Julian Schnabel, pintor también, le hace pronunciar esas palabras. Las pudo sacar de sus cartas, en las que ha basado el guion (también enriquecido con el libro Van Gogh: La vida, de Steven Naifeh y Gregory White Smith). O simplemente imagina que Vincent Van Gogh las pensó y hasta compartió con su hermano Theo (Rupert Friend), el único que confió en su talento y le financió sus últimos años en el sur de Francia, los más prolíficos entre sus arrebatos de locura y de genialidad.

El pintor se mantuvo en aquel delicado precipicio entre paseos por el campo y episodios violentos (cuando se cortó la oreja o su muerte, que Schnabel, como ya defendió el filme Loving Vincent, no considera suicidio), en los que el director no se recrea sino que muestra como ensoñaciones borrosas que ni el propio Van Gogh era capaz de explicar.
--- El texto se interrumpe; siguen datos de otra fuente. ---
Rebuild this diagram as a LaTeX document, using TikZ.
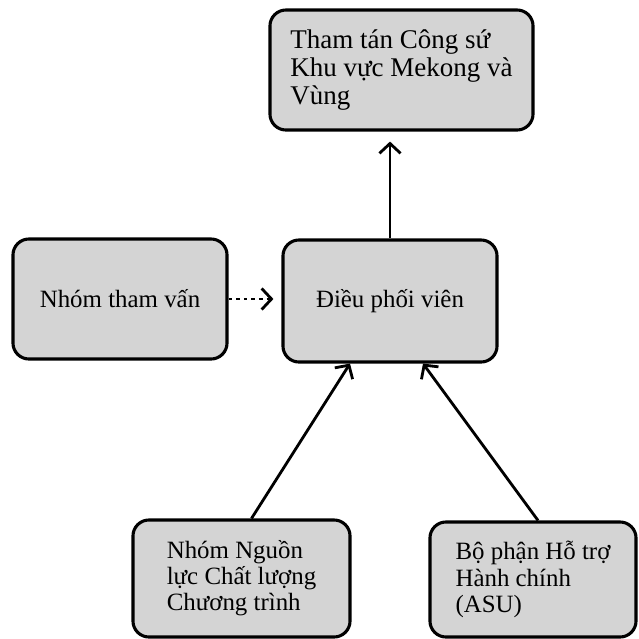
\documentclass[tikz,border=0pt]{standalone}
\usepackage{fontspec}
\setmainfont{Liberation Serif}
\usetikzlibrary{arrows.meta,calc}

\begin{document}
\begin{tikzpicture}[x=0.025cm,y=-0.025cm,
  box/.style={draw,line width=2.2pt,rounded corners=0.4cm,fill=black!17,align=left,inner sep=0pt,font=\fontsize{17.7}{18.6}\selectfont},
  arr/.style={line width=2pt,-{Straight Barb[length=7pt,width=15pt]}}]
  \useasboundingbox (0,0) rectangle (639,639);

  \node[box,minimum width=6.575cm,minimum height=3cm,font=\fontsize{19.2}{19.6}\selectfont] (TopNode) at (401.5,70) {Tham tán Công sứ\\Khu vực Mekong và\\Vùng};
  \node[box,minimum width=5.35cm,minimum height=3cm] (GroupNode) at (120,299) {Nhóm tham vấn};
  \node[box,minimum width=5.35cm,minimum height=3.05cm] (CoordNode) at (390,301) {Điều phối viên};
  \node[box,minimum width=5.425cm,minimum height=2.925cm] (QualityNode) at (241.5,578.5) {Nhóm Nguồn\\lực Chất lượng\\Chương trình};
  \node[box,minimum width=5.15cm,minimum height=2.875cm] (AdminNode) at (533,579.5) {Bộ phận Hỗ trợ\\Hành chính\\(ASU)};

  \draw[arr] (CoordNode.north) -- ($(CoordNode.north |- TopNode.south)+(0,10)$);
  \draw[arr,dash pattern=on 2.6pt off 2.8pt,shorten >=0.2cm] (GroupNode.east) -- (GroupNode.east -| CoordNode.west);
  \draw[arr] ($(QualityNode.north)+(10,0)$) -- ($(CoordNode.south)+(-40,0)$);
  \draw[arr] ($(AdminNode.north)+(5,0)$) -- ($(CoordNode.south)+(33,0)$);

\end{tikzpicture}
\end{document}
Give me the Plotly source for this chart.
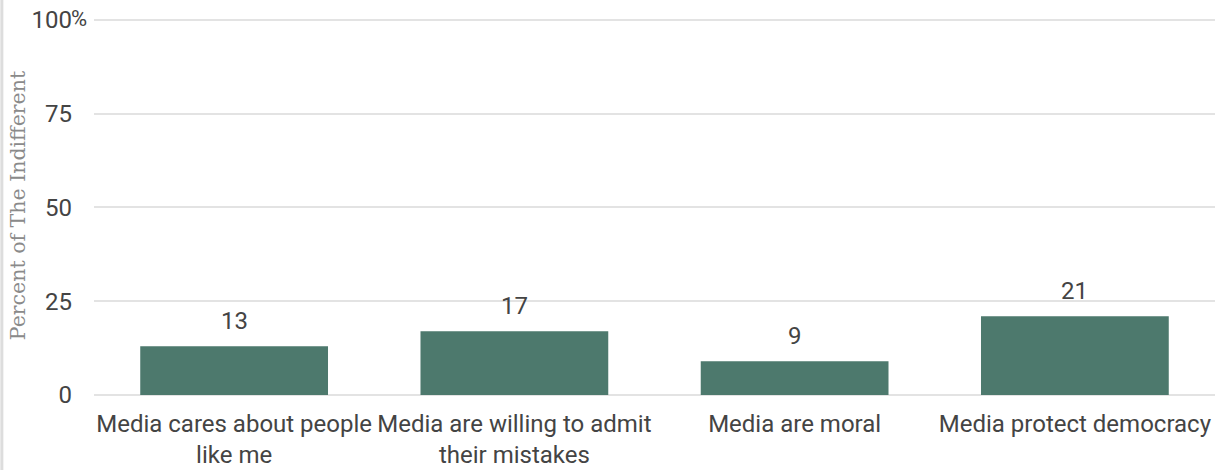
import plotly.graph_objects as go

categories = ["Media cares about people<br>like me", "Media are willing to admit<br>their mistakes",
              "Media are moral", "Media protect democracy"]
values = [13, 17, 9, 21]
tick_vals = [0, 25, 50, 75, 100]
tick_text = ["0", "25", "50", "75", "100"]

fig = go.Figure()
fig.add_trace(go.Bar(x=categories, y=values, marker=dict(color="#4d796d", line=dict(width=0)),
                     width=0.67, hoverinfo="skip"))
for c, v in zip(categories, values):
    fig.add_annotation(x=c, y=v, text=str(v), showarrow=False, yanchor="bottom", yshift=9,
                       font=dict(family="Roboto", size=24, color="#444"))

# percent sign next to the top tick
fig.add_annotation(xref="paper", x=0, y=100, text="%", showarrow=False, xanchor="left",
                   yanchor="middle", xshift=-25, yshift=1,
                   font=dict(family="Roboto", size=22, color="#444"))

fig.add_shape(type="line", xref="paper", yref="paper", x0=-0.0822, x1=-0.0822, y0=-0.3, y1=1.1,
              line=dict(color="#dddddd", width=3))

fig.update_layout(
    width=1220, height=470,
    margin=dict(l=94, r=5, t=16, b=75),
    plot_bgcolor="white", paper_bgcolor="white",
    showlegend=False,
    font=dict(family="Roboto", size=24, color="#444"),
)
fig.update_xaxes(showgrid=False, showline=False, ticks="", automargin=False,
                 ticklabelstandoff=12,
                 tickfont=dict(family="Roboto", size=24, color="#444"))
fig.update_yaxes(range=[0, 101], tickvals=tick_vals, ticktext=tick_text, showgrid=True,
                 gridcolor="#e3e3e3", gridwidth=2, zeroline=True, zerolinecolor="#e3e3e3",
                 zerolinewidth=2, ticks="", ticklen=0, automargin=False,
                 ticklabelstandoff=21,
                 tickfont=dict(family="Roboto", size=24, color="#444"),
                 title=dict(text="Percent of The Indifferent", standoff=0,
                            font=dict(family="DejaVu Serif", size=20.5, color="#8a8a8a")))

fig.write_html("out.html", post_script="document.body.style.margin='0';",
               config={"displayModeBar": False})
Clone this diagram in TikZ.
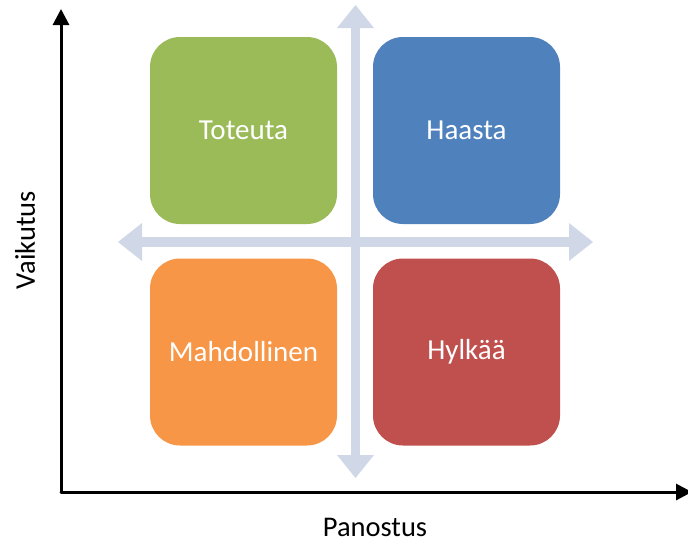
\documentclass[tikz,border=0pt]{standalone}
\usepackage{fontspec}
\setmainfont{Carlito}
\usetikzlibrary{arrows.meta}
\definecolor{qgreen}{HTML}{9BBB59}
\definecolor{qblue}{HTML}{4F81BD}
\definecolor{qorange}{HTML}{F79646}
\definecolor{qred}{HTML}{C0504D}
\definecolor{crossgray}{HTML}{D0D8E8}
\begin{document}
\begin{tikzpicture}[x=1pt,y=-1pt,
  quad/.style={rounded corners=30pt, minimum width=187pt, minimum height=187pt,
    text=white, font=\fontsize{29}{34}\selectfont, inner sep=0pt},
  axis/.style={line width=3pt, line cap=round, -{Triangle[length=16pt,width=16pt]}},
  axislabel/.style={font=\fontsize{28.5}{34}\selectfont, text=black}]
\useasboundingbox (0,0) rectangle (688,542);
\clip (0,0) rectangle (688,542);
% quadrants
\node[quad, fill=qgreen]  (toteuta) at (243.5,130.5) {Toteuta};
\node[quad, fill=qblue]   (haasta)  at (466.5,130.5) {Haasta};
\node[quad, fill=qorange] (mahd)    at (243.5,352)   {Mahdollinen};
\node[quad, fill=qred]    (hylkaa)  at (466.5,352)   {Hylkää};
% light cross with four arrowheads
\fill[crossgray] (351,28) rectangle (360,455);
\fill[crossgray] (142,237) rectangle (569,247);
\fill[crossgray] (355.5,5) -- (374,28) -- (337,28) -- cycle;
\fill[crossgray] (355.5,478) -- (374,455) -- (337,455) -- cycle;
\fill[crossgray] (118,242) -- (142,223) -- (142,261) -- cycle;
\fill[crossgray] (593,242) -- (569,223) -- (569,261) -- cycle;
% axes
\coordinate (origin) at (61,492);
\coordinate (ytop) at (61,9);
\coordinate (xend) at (692,492);
\draw[axis] (origin) -- (ytop);
\draw[axis] (origin) -- (xend);
\node[axislabel, rotate=90] (vaikutus) at (25,240) {Vaikutus};
\node[axislabel] (panostus) at (375,527) {Panostus};
\end{tikzpicture}
\end{document}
Schnabel nos hace mirar con los ojos de Van Gogh (y para eso le da la cámara hasta al propio Dafoe), quiere que intentemos entender cómo, cada vez que el pintor miraba, veía algo nuevo. Lo feo lo veía bonito.

No pintaba el objeto o la persona que tenía delante sino la experiencia que vivía con ellos, el momento que compartían, el recuerdo que le quedaría. Pintaba en estado febril, el mismo estado que mantiene el filme, una sucesión de escenas a veces más estáticas, otras muy dinámicas y siempre llenas de colores, como los cuadros del artista.

El retrato de Van Gogh se compone a través de las pinceladas de esas escenas mudas o con voz en off, mecidas por el viento y el sol provenzal, donde el pintor era más feliz («La esencia de la naturaleza es la belleza», «Los árboles que yo pinto son míos», «Las flores mueren, las mías resistirán»), donde encontraba sus puertas de la eternidad. Y se remata con las conversaciones que mantiene con sus pocos pero cercanos amigos, su hermano Theo, Paul Gauguin (Oscar Isaac) y el doctor Paul Gachet (Mathieu Amalric).

Es precisamente este último, también su último amigo en vida en los 80 días previos a su muerte que pasó en Auvers-sur-Oise, quien le pregunta por qué pinta, y en su respuesta se resume la tesis artística de la película, el objetivo de este filme para Schnabel: A las puertas de la eternidad no es un biopic más del pintor más desgraciado en vida y afortunado tras su muerte; es una reflexión sobre el arte, sobre la creación y su innegable aspiración (y ansiedad) de eternidad, de dejar un legado. De ahí su envoltura espiritual.

También refleja una positividad que no solemos asociar con esa imagen ampliamente aceptada del torturado Van Gogh, que no vendió cuadros en vida. Sí, fue feliz pintando, dice la película y su mayor logro es devolver a este icono pop, que vemos hasta en cojines de macramé, el valor de genio que merece.